Personal information
- Nationality: Jamaica
- Born: 14 October 2002 (age 23)

Sport
- Sport: Athletics
- Event: Sprint
- College team: Ole Miss Landsharks Florida Gators

Achievements and titles
- Personal bests: 60m: 7.19 (Arkansas, 2026); 100m 10.97 (Alabama, 2026); 200m: 22.41 (Florida, 2026); 400m Hurdles: 55.12 (Gainesville, 2024);

Medal record
Women's athletics
Representing Jamaica
NACAC Championships
| Bronze medal – third place | 2025 Freeport | 200 m |

= Gabrielle Matthews =

Jamaican athlete (born 2002)

Gabrielle Matthews (born 14 October 2002) is a Jamaican sprinter. She finished runner-up over 200 metres at the Jamaican Athletics Championships in 2025 and the 2026 NCAA Division I Indoor Track and Field Championships.

==Early life==
She attended Hydel High School in St Catherine Parish, before later attending Queen's School, Jamaica.

==Career==
===2024===
In May 2024, as a sophomore at the University of Mississippi she won the women's 400 metres hurdles title in a personal best time of 55.12 seconds at the Southeastern Conference Championships in Gainesville, Florida, to become the first female athlete win the title for the university. She was a member of the Ole Miss women's 4 x 100 metres relay team alongside Akilah Lewis, McKenzie Long, and Jahniya Bowers, running the third leg, as they won the NCAA Outdoor Championships in June 2024 in a time of 42.34 seconds. It was the first national title in a relay, male or female, for the programme. She also reached the final of the 400 metres hurdles at the championships, placing seventh overall. She was a finalist in the 400 metres hurdles at the 2024 Jamaican Athletics Championships, placing eighth overall.

===2025===
The following year, she transferred to the University of Florida. Competing for the Florida Gators, she reached the final of the 200 metres at the NCAA Outdoor Championships in June 2025, with a personal best 22.59 seconds in the semi-final before placing eighth in the final.
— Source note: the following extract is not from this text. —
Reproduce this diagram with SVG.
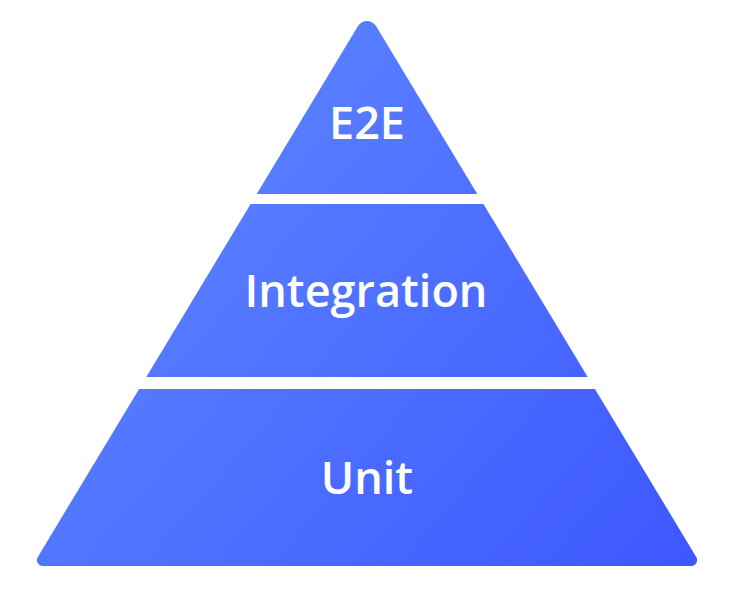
<svg xmlns="http://www.w3.org/2000/svg" width="732" height="608" viewBox="0 0 732 608">
  <defs>
    <linearGradient id="blue" gradientUnits="userSpaceOnUse" x1="120" y1="60" x2="700" y2="566">
      <stop offset="0" stop-color="#5e87ff"/>
      <stop offset="1" stop-color="#3c57ff"/>
    </linearGradient>
  </defs>
  <style>
    .layer { fill: url(#blue); }
    .label { fill: #ffffff; font-family: "Open Sans", Inter, "Liberation Sans", sans-serif; font-weight: 600; font-size: 45px; text-anchor: middle; }
  </style>
  <rect width="732" height="608" fill="#ffffff"/>
  <g id="e2e">
    <path class="layer" d="M357.85,26.17 A10.7,10.7 0 0 1 376.15,26.17 L477.3,194 L256.7,194 Z"/>
    <text class="label" x="367" y="139">E2E</text>
  </g>
  <g id="integration">
    <path class="layer" d="M250.6,204 L483.4,204 L587.7,377 L146.3,377 Z"/>
    <text class="label" x="366" y="307">Integration</text>
  </g>
  <g id="unit">
    <path class="layer" d="M139.1,389 L594.9,389 L696.2,556.9 A6,6 0 0 1 691.1,566 L42.9,566 A6,6 0 0 1 37.8,556.9 Z"/>
    <text class="label" x="367" y="494">Unit</text>
  </g>
  <g id="connectors"/>
</svg>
Later that month, she qualified from her 200 metres semi-final behind Ashanti Moore at the 2025 Jamaican Athletics Championships before returning the following day to claim second place overall, again behind Moore. She was named in the Jamaican squad for the 2025 NACAC Championships in Freeport, The Bahamas, winning the bronze medal in the 200 metres. In September 2025, she competed in the 200 metres at the 2025 World Championships in Tokyo, Japan placing 7th in the heats.

===2026===
Competing at the 2026 NCAA Division I Indoor Track and Field Championships, Matthews qualified for the final of the 200 metres running an indoor personal best time of 22.71 seconds, before lowering it again to 22.55 seconds to place second in the final. In May, Matthews won the 100 m at the SEC Championships in a 10.97 personal best. In June, she qualified for the 2026 NCAA Outdoor Championships.